-- begin --
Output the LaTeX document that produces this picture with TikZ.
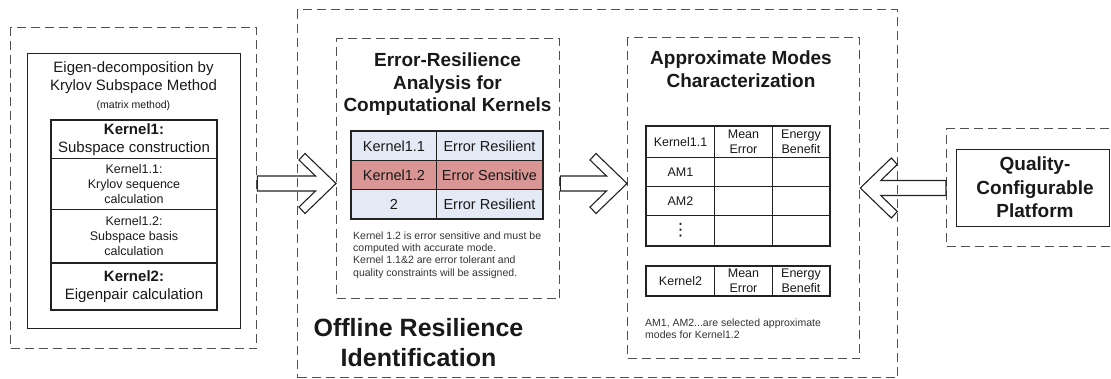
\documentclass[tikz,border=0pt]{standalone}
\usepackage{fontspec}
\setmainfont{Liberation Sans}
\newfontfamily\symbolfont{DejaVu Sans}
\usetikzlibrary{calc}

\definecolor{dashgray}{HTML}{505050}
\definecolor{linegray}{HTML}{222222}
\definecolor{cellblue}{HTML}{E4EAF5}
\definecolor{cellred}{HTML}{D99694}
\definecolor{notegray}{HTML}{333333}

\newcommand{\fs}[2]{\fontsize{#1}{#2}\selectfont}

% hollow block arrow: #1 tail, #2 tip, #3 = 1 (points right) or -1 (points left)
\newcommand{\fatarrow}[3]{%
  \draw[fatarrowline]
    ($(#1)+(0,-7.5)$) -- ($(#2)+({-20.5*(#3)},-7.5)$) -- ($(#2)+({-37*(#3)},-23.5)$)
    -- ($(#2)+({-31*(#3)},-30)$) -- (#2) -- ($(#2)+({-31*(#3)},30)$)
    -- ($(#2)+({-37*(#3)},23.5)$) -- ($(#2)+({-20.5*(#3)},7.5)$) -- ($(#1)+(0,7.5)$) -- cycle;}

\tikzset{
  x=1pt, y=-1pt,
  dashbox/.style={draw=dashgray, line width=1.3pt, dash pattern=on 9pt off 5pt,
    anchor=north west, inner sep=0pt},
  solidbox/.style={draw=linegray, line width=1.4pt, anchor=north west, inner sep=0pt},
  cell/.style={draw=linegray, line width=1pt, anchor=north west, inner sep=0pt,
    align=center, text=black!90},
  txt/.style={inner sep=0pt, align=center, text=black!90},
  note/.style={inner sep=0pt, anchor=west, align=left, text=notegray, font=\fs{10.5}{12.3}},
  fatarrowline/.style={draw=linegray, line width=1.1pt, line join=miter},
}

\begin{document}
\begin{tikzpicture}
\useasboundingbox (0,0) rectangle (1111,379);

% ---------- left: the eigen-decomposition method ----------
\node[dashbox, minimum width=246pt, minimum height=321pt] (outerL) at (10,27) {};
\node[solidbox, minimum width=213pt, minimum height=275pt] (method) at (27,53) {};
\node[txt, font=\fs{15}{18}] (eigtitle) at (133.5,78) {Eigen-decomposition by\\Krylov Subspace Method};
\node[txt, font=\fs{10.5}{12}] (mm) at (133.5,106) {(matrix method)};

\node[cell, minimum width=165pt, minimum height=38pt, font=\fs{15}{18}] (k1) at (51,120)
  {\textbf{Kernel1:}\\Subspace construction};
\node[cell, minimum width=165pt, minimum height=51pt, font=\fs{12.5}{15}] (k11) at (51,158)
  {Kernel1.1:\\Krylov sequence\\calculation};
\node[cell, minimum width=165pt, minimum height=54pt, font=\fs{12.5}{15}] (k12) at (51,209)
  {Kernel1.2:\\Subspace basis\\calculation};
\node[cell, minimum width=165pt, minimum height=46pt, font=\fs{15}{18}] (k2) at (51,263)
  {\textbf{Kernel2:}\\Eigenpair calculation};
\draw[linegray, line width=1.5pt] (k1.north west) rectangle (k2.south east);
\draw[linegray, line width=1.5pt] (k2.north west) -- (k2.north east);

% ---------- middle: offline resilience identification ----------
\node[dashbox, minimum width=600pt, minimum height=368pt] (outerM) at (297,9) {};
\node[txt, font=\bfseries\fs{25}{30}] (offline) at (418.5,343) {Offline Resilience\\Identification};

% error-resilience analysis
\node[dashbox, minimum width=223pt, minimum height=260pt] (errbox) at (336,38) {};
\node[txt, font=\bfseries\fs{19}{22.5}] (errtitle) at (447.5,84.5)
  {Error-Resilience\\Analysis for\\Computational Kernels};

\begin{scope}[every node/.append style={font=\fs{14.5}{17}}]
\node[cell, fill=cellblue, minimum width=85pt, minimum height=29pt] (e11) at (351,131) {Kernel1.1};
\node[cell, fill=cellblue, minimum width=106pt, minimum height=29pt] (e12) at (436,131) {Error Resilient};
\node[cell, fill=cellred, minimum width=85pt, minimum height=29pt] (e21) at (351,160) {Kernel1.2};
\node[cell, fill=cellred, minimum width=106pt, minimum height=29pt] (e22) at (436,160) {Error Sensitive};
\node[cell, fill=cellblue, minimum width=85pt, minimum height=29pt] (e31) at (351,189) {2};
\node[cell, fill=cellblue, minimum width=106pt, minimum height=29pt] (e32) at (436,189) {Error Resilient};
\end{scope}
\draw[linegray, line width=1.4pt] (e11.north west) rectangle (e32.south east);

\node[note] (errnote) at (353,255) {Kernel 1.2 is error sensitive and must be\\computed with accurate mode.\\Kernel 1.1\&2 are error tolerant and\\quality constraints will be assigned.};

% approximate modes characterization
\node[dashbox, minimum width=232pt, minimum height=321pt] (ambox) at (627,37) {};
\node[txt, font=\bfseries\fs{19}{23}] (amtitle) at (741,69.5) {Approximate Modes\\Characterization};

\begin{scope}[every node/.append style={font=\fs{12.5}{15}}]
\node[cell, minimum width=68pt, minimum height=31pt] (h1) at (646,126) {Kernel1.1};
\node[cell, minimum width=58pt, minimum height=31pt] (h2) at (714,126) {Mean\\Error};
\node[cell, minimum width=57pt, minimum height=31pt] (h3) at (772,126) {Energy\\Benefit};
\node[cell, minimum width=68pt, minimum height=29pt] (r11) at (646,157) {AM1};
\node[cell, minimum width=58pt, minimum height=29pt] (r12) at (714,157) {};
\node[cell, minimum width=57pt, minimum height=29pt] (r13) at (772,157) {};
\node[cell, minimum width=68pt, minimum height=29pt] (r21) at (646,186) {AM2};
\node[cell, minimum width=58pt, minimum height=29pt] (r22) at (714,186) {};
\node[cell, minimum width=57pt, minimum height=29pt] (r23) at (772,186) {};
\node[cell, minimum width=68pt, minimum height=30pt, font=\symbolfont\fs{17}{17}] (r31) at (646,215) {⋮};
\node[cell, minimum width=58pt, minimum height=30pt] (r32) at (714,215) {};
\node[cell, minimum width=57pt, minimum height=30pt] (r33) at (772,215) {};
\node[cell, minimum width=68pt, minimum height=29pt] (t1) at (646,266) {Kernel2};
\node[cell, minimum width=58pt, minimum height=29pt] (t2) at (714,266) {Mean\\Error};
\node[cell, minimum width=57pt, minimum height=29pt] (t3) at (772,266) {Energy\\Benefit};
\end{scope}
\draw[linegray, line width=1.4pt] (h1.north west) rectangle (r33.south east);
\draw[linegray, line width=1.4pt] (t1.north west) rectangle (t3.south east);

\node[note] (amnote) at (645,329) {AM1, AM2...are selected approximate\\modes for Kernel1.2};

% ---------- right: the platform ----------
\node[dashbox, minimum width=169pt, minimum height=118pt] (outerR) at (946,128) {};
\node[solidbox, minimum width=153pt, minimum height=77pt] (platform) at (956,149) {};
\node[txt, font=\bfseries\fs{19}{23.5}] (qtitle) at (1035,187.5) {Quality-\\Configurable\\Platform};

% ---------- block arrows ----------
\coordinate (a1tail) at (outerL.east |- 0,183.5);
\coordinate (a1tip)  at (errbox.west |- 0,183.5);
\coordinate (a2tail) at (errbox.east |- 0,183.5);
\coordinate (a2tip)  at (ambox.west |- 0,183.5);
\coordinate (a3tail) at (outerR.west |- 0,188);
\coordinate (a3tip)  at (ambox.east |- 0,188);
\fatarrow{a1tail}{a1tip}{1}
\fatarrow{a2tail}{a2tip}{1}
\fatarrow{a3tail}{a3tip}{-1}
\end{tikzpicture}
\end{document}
-- end --
Leave out the pictures and copy the rest of the material above exactly.

§ Output of the task:
Output the LaTeX document that produces this picture with TikZ.
\documentclass[tikz,border=0pt]{standalone}
\usepackage{fontspec}
\setmainfont{Liberation Sans}
\newfontfamily\symbolfont{DejaVu Sans}
\usetikzlibrary{calc}

\definecolor{dashgray}{HTML}{505050}
\definecolor{linegray}{HTML}{222222}
\definecolor{cellblue}{HTML}{E4EAF5}
\definecolor{cellred}{HTML}{D99694}
\definecolor{notegray}{HTML}{333333}

\newcommand{\fs}[2]{\fontsize{#1}{#2}\selectfont}

% hollow block arrow: #1 tail, #2 tip, #3 = 1 (points right) or -1 (points left)
\newcommand{\fatarrow}[3]{%
  \draw[fatarrowline]
    ($(#1)+(0,-7.5)$) -- ($(#2)+({-20.5*(#3)},-7.5)$) -- ($(#2)+({-37*(#3)},-23.5)$)
    -- ($(#2)+({-31*(#3)},-30)$) -- (#2) -- ($(#2)+({-31*(#3)},30)$)
    -- ($(#2)+({-37*(#3)},23.5)$) -- ($(#2)+({-20.5*(#3)},7.5)$) -- ($(#1)+(0,7.5)$) -- cycle;}

\tikzset{
  x=1pt, y=-1pt,
  dashbox/.style={draw=dashgray, line width=1.3pt, dash pattern=on 9pt off 5pt,
    anchor=north west, inner sep=0pt},
  solidbox/.style={draw=linegray, line width=1.4pt, anchor=north west, inner sep=0pt},
  cell/.style={draw=linegray, line width=1pt, anchor=north west, inner sep=0pt,
    align=center, text=black!90},
  txt/.style={inner sep=0pt, align=center, text=black!90},
  note/.style={inner sep=0pt, anchor=west, align=left, text=notegray, font=\fs{10.5}{12.3}},
  fatarrowline/.style={draw=linegray, line width=1.1pt, line join=miter},
}

\begin{document}
\begin{tikzpicture}
\useasboundingbox (0,0) rectangle (1111,379);

% ---------- left: the eigen-decomposition method ----------
\node[dashbox, minimum width=246pt, minimum height=321pt] (outerL) at (10,27) {};
\node[solidbox, minimum width=213pt, minimum height=275pt] (method) at (27,53) {};
\node[txt, font=\fs{15}{18}] (eigtitle) at (133.5,78) {Eigen-decomposition by\\Krylov Subspace Method};
\node[txt, font=\fs{10.5}{12}] (mm) at (133.5,106) {(matrix method)};

\node[cell, minimum width=165pt, minimum height=38pt, font=\fs{15}{18}] (k1) at (51,120)
  {\textbf{Kernel1:}\\Subspace construction};
\node[cell, minimum width=165pt, minimum height=51pt, font=\fs{12.5}{15}] (k11) at (51,158)
  {Kernel1.1:\\Krylov sequence\\calculation};
\node[cell, minimum width=165pt, minimum height=54pt, font=\fs{12.5}{15}] (k12) at (51,209)
  {Kernel1.2:\\Subspace basis\\calculation};
\node[cell, minimum width=165pt, minimum height=46pt, font=\fs{15}{18}] (k2) at (51,263)
  {\textbf{Kernel2:}\\Eigenpair calculation};
\draw[linegray, line width=1.5pt] (k1.north west) rectangle (k2.south east);
\draw[linegray, line width=1.5pt] (k2.north west) -- (k2.north east);

% ---------- middle: offline resilience identification ----------
\node[dashbox, minimum width=600pt, minimum height=368pt] (outerM) at (297,9) {};
\node[txt, font=\bfseries\fs{25}{30}] (offline) at (418.5,343) {Offline Resilience\\Identification};

% error-resilience analysis
\node[dashbox, minimum width=223pt, minimum height=260pt] (errbox) at (336,38) {};
\node[txt, font=\bfseries\fs{19}{22.5}] (errtitle) at (447.5,84.5)
  {Error-Resilience\\Analysis for\\Computational Kernels};

\begin{scope}[every node/.append style={font=\fs{14.5}{17}}]
\node[cell, fill=cellblue, minimum width=85pt, minimum height=29pt] (e11) at (351,131) {Kernel1.1};
\node[cell, fill=cellblue, minimum width=106pt, minimum height=29pt] (e12) at (436,131) {Error Resilient};
\node[cell, fill=cellred, minimum width=85pt, minimum height=29pt] (e21) at (351,160) {Kernel1.2};
\node[cell, fill=cellred, minimum width=106pt, minimum height=29pt] (e22) at (436,160) {Error Sensitive};
\node[cell, fill=cellblue, minimum width=85pt, minimum height=29pt] (e31) at (351,189) {2};
\node[cell, fill=cellblue, minimum width=106pt, minimum height=29pt] (e32) at (436,189) {Error Resilient};
\end{scope}
\draw[linegray, line width=1.4pt] (e11.north west) rectangle (e32.south east);

\node[note] (errnote) at (353,255) {Kernel 1.2 is error sensitive and must be\\computed with accurate mode.\\Kernel 1.1\&2 are error tolerant and\\quality constraints will be assigned.};

% approximate modes characterization
\node[dashbox, minimum width=232pt, minimum height=321pt] (ambox) at (627,37) {};
\node[txt, font=\bfseries\fs{19}{23}] (amtitle) at (741,69.5) {Approximate Modes\\Characterization};

\begin{scope}[every node/.append style={font=\fs{12.5}{15}}]
\node[cell, minimum width=68pt, minimum height=31pt] (h1) at (646,126) {Kernel1.1};
\node[cell, minimum width=58pt, minimum height=31pt] (h2) at (714,126) {Mean\\Error};
\node[cell, minimum width=57pt, minimum height=31pt] (h3) at (772,126) {Energy\\Benefit};
\node[cell, minimum width=68pt, minimum height=29pt] (r11) at (646,157) {AM1};
\node[cell, minimum width=58pt, minimum height=29pt] (r12) at (714,157) {};
\node[cell, minimum width=57pt, minimum height=29pt] (r13) at (772,157) {};
\node[cell, minimum width=68pt, minimum height=29pt] (r21) at (646,186) {AM2};
\node[cell, minimum width=58pt, minimum height=29pt] (r22) at (714,186) {};
\node[cell, minimum width=57pt, minimum height=29pt] (r23) at (772,186) {};
\node[cell, minimum width=68pt, minimum height=30pt, font=\symbolfont\fs{17}{17}] (r31) at (646,215) {⋮};
\node[cell, minimum width=58pt, minimum height=30pt] (r32) at (714,215) {};
\node[cell, minimum width=57pt, minimum height=30pt] (r33) at (772,215) {};
\node[cell, minimum width=68pt, minimum height=29pt] (t1) at (646,266) {Kernel2};
\node[cell, minimum width=58pt, minimum height=29pt] (t2) at (714,266) {Mean\\Error};
\node[cell, minimum width=57pt, minimum height=29pt] (t3) at (772,266) {Energy\\Benefit};
\end{scope}
\draw[linegray, line width=1.4pt] (h1.north west) rectangle (r33.south east);
\draw[linegray, line width=1.4pt] (t1.north west) rectangle (t3.south east);

\node[note] (amnote) at (645,329) {AM1, AM2...are selected approximate\\modes for Kernel1.2};

% ---------- right: the platform ----------
\node[dashbox, minimum width=169pt, minimum height=118pt] (outerR) at (946,128) {};
\node[solidbox, minimum width=153pt, minimum height=77pt] (platform) at (956,149) {};
\node[txt, font=\bfseries\fs{19}{23.5}] (qtitle) at (1035,187.5) {Quality-\\Configurable\\Platform};

% ---------- block arrows ----------
\coordinate (a1tail) at (outerL.east |- 0,183.5);
\coordinate (a1tip)  at (errbox.west |- 0,183.5);
\coordinate (a2tail) at (errbox.east |- 0,183.5);
\coordinate (a2tip)  at (ambox.west |- 0,183.5);
\coordinate (a3tail) at (outerR.west |- 0,188);
\coordinate (a3tip)  at (ambox.east |- 0,188);
\fatarrow{a1tail}{a1tip}{1}
\fatarrow{a2tail}{a2tip}{1}
\fatarrow{a3tail}{a3tip}{-1}
\end{tikzpicture}
\end{document}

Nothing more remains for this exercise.